Talk:Infimum

Problem with second part of definition

Strangely I considered this problem solved as I deleted this talk page afterwards....
An infimum or greatest lower bound (AKA: g.l.b) of a subset $A\subseteq X$ of a poset $(X,\preceq)$, which we denote: $\text{inf}(A)$ is a value {{M|\in X} such that:

1. $\forall a\in A[\text{inf}(A)\le a]$ (that $\text{inf}(A)$ is a lower bound)
2. $\forall x\in\underbrace{\{y\in X\ \vert\ \forall a\in A[y\le a]\} }_{\text{The set of all lower bounds} }\ \ [\text{inf}(A)\ge x]$ (that $\text{inf}(A)$ is an upper bound of all lower bounds of $A$)

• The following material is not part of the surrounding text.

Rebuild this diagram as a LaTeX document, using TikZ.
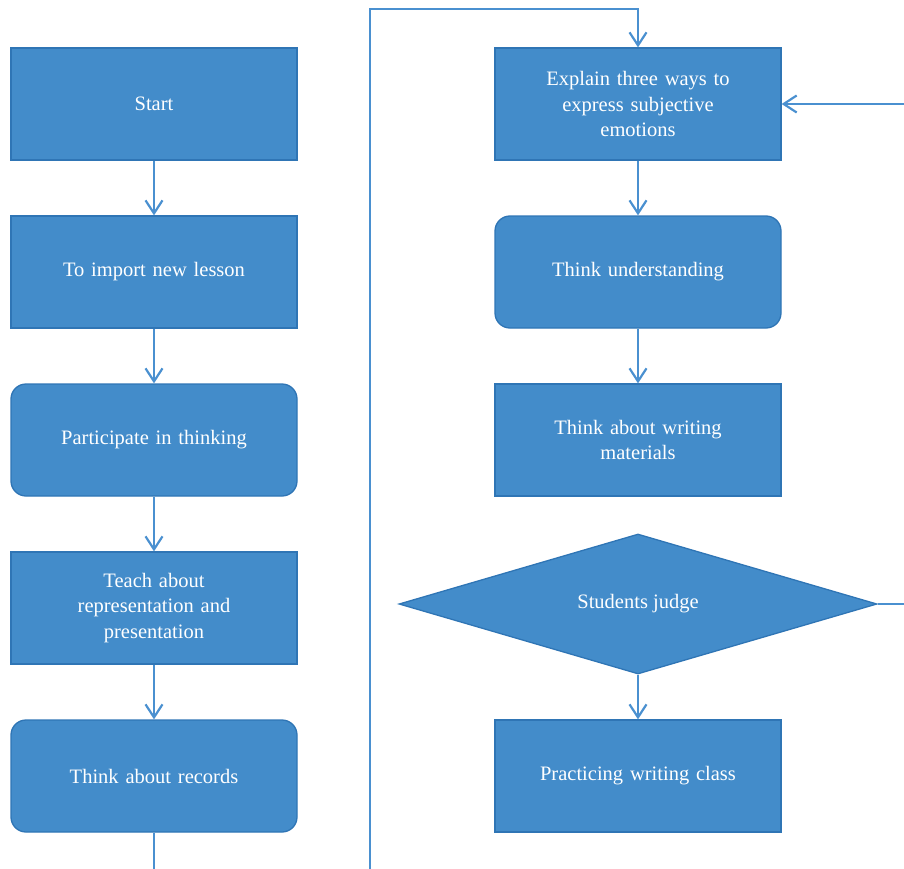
\documentclass[tikz,border=0pt]{standalone}
\usepackage{fontspec}
\setmainfont{Liberation Serif}
\usetikzlibrary{arrows.meta,shapes.geometric}
\definecolor{boxfill}{HTML}{438CCA}
\definecolor{boxedge}{HTML}{2F75B5}
\definecolor{flowline}{HTML}{4A90D0}
\begin{document}
\begin{tikzpicture}[x=1pt,y=-1pt,
  base/.style={fill=boxfill,draw=boxedge,line width=1.3pt,text=white,
    font=\fontsize{20.5}{25.5}\selectfont,align=center,
    minimum width=286pt,minimum height=112pt,inner sep=0pt,text width=260pt},
  sqbox/.style={base,rectangle},
  rdbox/.style={base,rectangle,rounded corners=15pt},
  decision/.style={fill=boxfill,draw=boxedge,line width=1.3pt,text=white,
    font=\fontsize{20.5}{25.5}\selectfont,diamond,aspect=3.4,
    minimum width=478pt,minimum height=140pt,inner sep=0pt},
  flow/.style={draw=flowline,line width=2.2pt},
  arr/.style={flow,-{Straight Barb[length=13pt,width=17pt,line width=2.2pt]}}]
\useasboundingbox (0,0) rectangle (904,869);
\begin{scope}
\clip (0,0) rectangle (904,869);
% left column
\node[sqbox] (start) at (154,104) {Start};
\node[sqbox] (import) at (154,272) {To import new lesson};
\node[rdbox] (part) at (154,440) {Participate in thinking};
\node[sqbox] (teach) at (154,608) {Teach about\\representation and\\presentation};
\node[rdbox] (records) at (154,776) {Think about records};
% right column
\node[sqbox] (explain) at (638,104) {Explain three ways to\\express subjective\\emotions};
\node[rdbox] (underst) at (638,272) {Think understanding};
\node[sqbox] (materials) at (638,440) {Think about writing\\materials};
\node[decision] (judge) at (638,604) {Students judge};
\node[sqbox] (practice) at (638,776) {Practicing writing class};
% loose ends of the connectors
\coordinate (leftout) at (154,869);
\coordinate (loopin) at (370,869);
\coordinate (rightx) at (910,604);
% connectors
\draw[arr] (start) -- (import);
\draw[arr] (import) -- (part);
\draw[arr] (part) -- (teach);
\draw[arr] (teach) -- (records);
\draw[flow] (records) -- (leftout);
\draw[arr] (loopin) -- (370,9) -- (638,9) -- (explain.north);
\draw[arr] (explain) -- (underst);
\draw[arr] (underst) -- (materials);
\draw[arr] (judge) -- (practice);
\draw[arr] (judge.east) -- (rightx) -- (910,104) -- (explain.east);
\end{scope}
\end{tikzpicture}
\end{document}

However I have always thought of (rather than condition (2) above):

• condition 1 and $\forall x\in X\exists a\in A[x>\text{inf}(A)\implies a<x]$

I believe this is equivalent, that is:

• $\forall x\in X\exists a\in A[x>\text{inf}(A)\implies a<x]\iff\forall x\in\underbrace{\{y\in X\ \vert\ \forall a\in A[y\le a]\} }_{\text{The set of all lower bounds} }\ \ [\text{inf}(A)\ge x]$

First note:

• $\forall x\in\underbrace{\{y\in X\ \vert\ \forall a\in A[y\le a]\} }_{\text{The set of all lower bounds} }\ \ [\text{inf}(A)\ge x]\iff\forall x\in X\left[\left(\forall a\in A[x\le a]\right)\implies x\le\text{inf}(A)\right]$

Then note that for the statement:

• $\Big[(\forall a\in A[x\le a])\implies x\le\text{inf}(A)\Big]\iff\Big[x>\text{inf}(A)\implies(\exists a\in A[x>a])\Big]$ (by contrapositive), so condition two is simply:
  • $\forall x\in X[x>\text{inf}(A)\implies(\exists a\in A[x>a])]$, this is a stone's throw away from $\forall x\in X\exists a\in A[x>\text{inf}(A)\implies a<x]$.

Claim:

$\Big(\forall x\in X[x>\text{inf}(A)\implies(\exists a\in A[x>a])]\Big)\iff\Big(\forall x\in X\exists a\in A[x>\text{inf}(A)\implies a<x]\Big)$. Warning:(Workings below show this to be false)

LHS $\implies$ RHS:

• Let $x\in X$ be given.
  • If $x\le\text{inf}(A)$ then pick any $a\in A$, as the LHS of the implication is false, we don't care about the right. Warning:This CLEARLY requires that $A\ne\emptyset$, which the LHS of the claim does not!
  • If $x>\text{inf}(A)$ then by hypothesis it is true that "$\exists a\in A[x>a]$" - pick that $a\in A$ and the result follows.

RHS $\implies$ LHS:

• Let $x\in X$ be given.
  • If $x\le\text{inf}(A)$ we do not care about the truth or falseness of $\exists a\in A[x>a]$ - so there may or may not $\exists a\in A$ (at all!) let alone one $<x$ This confirms the above warning
  • If $x>\text{inf}(A)$ then by hypothesis $\exists a<x$ and we're done.

Correct claim:

$\Big(\forall x\in X\exists a\in A[x>\text{inf}(A)\implies a<x]\Big)\implies\Big(\forall x\in X[x>\text{inf}(A)\implies(\exists a\in A[x>a])]\Big)$ or

If $A\ne\emptyset$: $\Big(\forall x\in X\exists a\in A[x>\text{inf}(A)\implies a<x]\Big)\implies\Big(\forall x\in X[x>\text{inf}(A)\implies(\exists a\in A[x>a])]\Big)$

• Which may be said as: $\exists \varphi\in A\Big[\Big(\forall x\in X\exists a\in A[x>\text{inf}(A)\implies a<x]\Big)\iff\Big(\forall x\in X[x>\text{inf}(A)\implies(\exists a\in A[x>a])]\Big)\Big]$

This is an interesting exercise in first-order-logic and shows the importance of being careful!